Corollary 3: Under the assumptions of Lemma 2, $ \varphi(t) := \log(\psi(t)) $ is differentiable $ \forall t \in (0,1) $, and $ \varphi'(t) = ||f||_t^{-t}\int_X |f|^t \log|f| d\mu $
Proof: Chain rule.
Main Result: Assume $ f>0 $ a.e.
$ \lim_{p \rightarrow 0} \log||f||_p = \lim_{p \rightarrow 0} \frac{\varphi(p)}{p} = \lim_{p \rightarrow 0} \frac{\varphi(p)-\varphi(0)}{p} $, since $ |f|>0 a.e. \Rightarrow |f|^0 = 1 \ a.e. \Rightarrow \varphi(0)=\log(\int_X d\mu) = 0 $, since $ \mu(X)=1 $.
By the Mean Value Theorem, $ \lim_{p \rightarrow 0} \frac{\varphi(p)}{p} = \lim_{p\rightarrow 0}\varphi'(q) = \lim_{p\rightarrow 0}||f||_q^{-q}\int_X |f|^q \log|f| d\mu $, for some $ q \in (0,p) $. As $ p \rightarrow 0, q\rightarrow 0 $, so we can take the limit on the right.
We have $ \lim_{q \rightarrow 0} \int_{f \leq 1} |f|^q \log|f| d\mu = \int_{f \leq 1} \log|f| d\mu $ by MCT, since $ 0 > |f|^q \log|f| \downarrow log|f| $, and $ \lim_{q \rightarrow 0} \int_{|f| > 1} |f|^q \log|f| d\mu = \int_{f > 1} \log|f| d\mu $ by DCT, since for $ q<\frac{1}{2}, 0 < |f|^q\log|f| < |f|^{\frac{1}{2}}\log|f| < 2|f|^{\frac{1}{2}}(|f|^{\frac{1}{2}}-1)<2|f| \in L^1 $. Summing yields the result, since we showed $ \int_{f > 1} \log|f| d\mu < \infty $
By Lemma 1, $ \lim_{p \rightarrow 0} ||f||_p^{-p} = 1 $.
Combining these yields $ \lim_{p \rightarrow 0} \log||f||_p = \int_X \log|f| d\mu $. Finally,
$ \exp(\int_X \log|f| d\mu) = \exp (\lim_{p \rightarrow 0} \log||f||_p)= \lim_{p \rightarrow 0} ||f||_p $ by continuity of the exponential function.

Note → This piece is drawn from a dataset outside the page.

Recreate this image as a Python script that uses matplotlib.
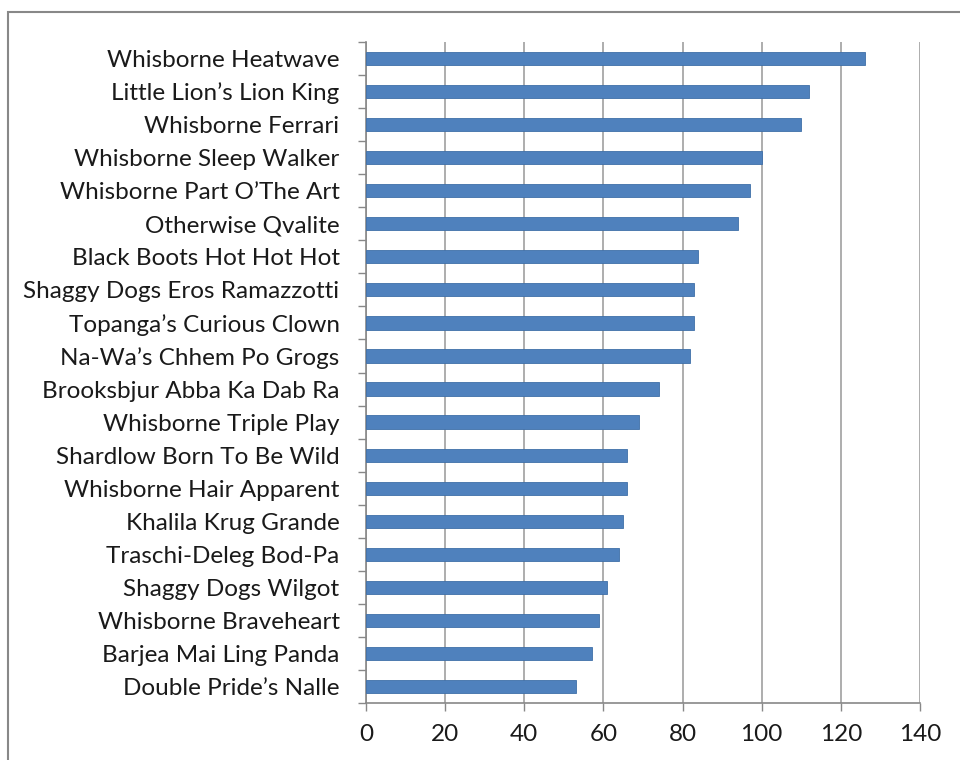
import matplotlib.pyplot as plt
import numpy as np
from matplotlib.patches import Rectangle

names = ["Whisborne Heatwave", "Little Lion\u2019s Lion King", "Whisborne Ferrari",
         "Whisborne Sleep Walker", "Whisborne Part O\u2019The Art", "Otherwise Qvalite",
         "Black Boots Hot Hot Hot", "Shaggy Dogs Eros Ramazzotti", "Topanga\u2019s Curious Clown",
         "Na-Wa\u2019s Chhem Po Grogs", "Brooksbjur Abba Ka Dab Ra", "Whisborne Triple Play",
         "Shardlow Born To Be Wild", "Whisborne Hair Apparent", "Khalila Krug Grande",
         "Traschi-Deleg Bod-Pa", "Shaggy Dogs Wilgot", "Whisborne Braveheart",
         "Barjea Mai Ling Panda", "Double Pride\u2019s Nalle"]
values = [126, 112, 110, 100, 97, 94, 84, 83, 83, 82, 74, 69, 66, 66, 65, 64, 61, 59, 57, 53]
xticks = [0, 20, 40, 60, 80, 100, 120, 140]

plt.rcParams['font.family'] = ['Lato', 'DejaVu Sans']

fig = plt.figure(figsize=(9.6, 7.6), dpi=100)
ax = fig.add_axes([366/960, 1 - 703/760, (920 - 366)/960, (703 - 42)/760])

y = np.arange(len(names))[::-1]
ax.barh(y, values, height=0.4, color='#4F81BD', edgecolor='#3F6FA8', linewidth=0.6, zorder=3)

ax.set_xlim(0, 140)
ax.set_ylim(-0.5, len(names) - 0.5)
ax.set_xticks(xticks)
ax.set_xticklabels([str(t) for t in xticks], fontsize=17.5, color='#1a1a1a')
ax.set_yticks(y)
ax.set_yticklabels(names, fontsize=17.5, color='#1a1a1a')
ax.set_yticks(np.arange(len(names) + 1) - 0.5, minor=True)
ax.tick_params(axis='y', which='major', length=0, pad=19)
ax.tick_params(axis='y', which='minor', length=6, color='#888888', width=1)
ax.tick_params(axis='x', length=6, color='#888888', width=1, pad=9)

ax.grid(axis='x', color='#A0A0A0', linewidth=1.2, zorder=0)
for s in ['top', 'right']:
    ax.spines[s].set_visible(False)
for s in ['left', 'bottom']:
    ax.spines[s].set_color('#888888')
    ax.spines[s].set_linewidth(1.2)

# outer chart frame (cut off at right and bottom)
fig.patches.append(Rectangle((8/960, -0.1), 1.0, 1 - 12/760 + 0.1, transform=fig.transFigure,
                             fill=False, edgecolor='#888888', linewidth=1.5))

fig.savefig('out.png', dpi=100)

This proves the statement if $ |f|>0 $ a.e.
General Case: If f = 0 a.e. the statement is trivially true, using the convention $ \log(0) = -\infty, e^{-\infty} = 0 $.
Now let A denote the set where $ |f| = 0, 0 \leq \mu(A) < 1 $. We define a new measure $ \nu = \frac{\mu}{\mu(A^c)} $. Under this measure and restricting our attention to $ A^c $, $ A^c $ is a probability space, $ |f|>0 $ a.e. on $ A^c $, so we reduce to the special case considered above. As mentioned before, the statement is true trivially on A. This concludes the proof. $ \square $